Formulate and stamp indelibly on your mind a mental picture of yourself as succeeding. Hold this picture tenaciously. Never permit it to fade. Your mind will seek to develop the picture... Do not build up obstacles in your imagination.
About This Quote
Norman Vincent Peale (1898–1993), a Reformed Church minister and a leading voice of mid‑20th‑century American “positive thinking,” popularized the idea that mental habits shape outcomes through sermons, radio, and best‑selling self-help books. This quotation reflects the post–World War II optimism and the era’s growing interest in applied psychology, visualization, and confidence-building as tools for personal advancement. Peale frequently urged audiences to replace fear and defeatism with deliberate, repeated mental images of success, presenting this as both a practical technique and a faith-aligned discipline of thought.
Interpretation
Peale argues that sustained visualization functions like a blueprint for behavior: if you repeatedly “stamp” a vivid image of yourself succeeding, you prime attention, motivation, and decision-making to align with that image.

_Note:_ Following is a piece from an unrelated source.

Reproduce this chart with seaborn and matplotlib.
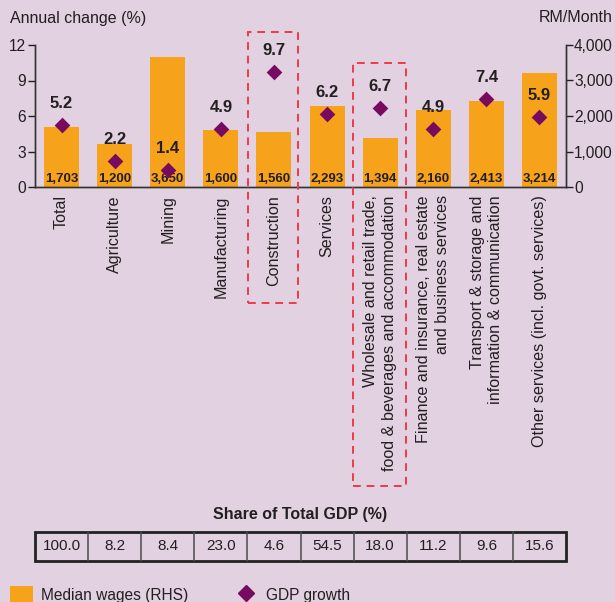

The warning against “building obstacles” in imagination targets anticipatory anxiety—mentally rehearsing failure can become self-fulfilling by discouraging action or narrowing perceived options. The quote’s significance lies in its fusion of moral exhortation and psychological strategy: success is framed not only as external achievement but as an internal discipline of thought, where persistence in a constructive self-concept is treated as a catalyst for real-world change.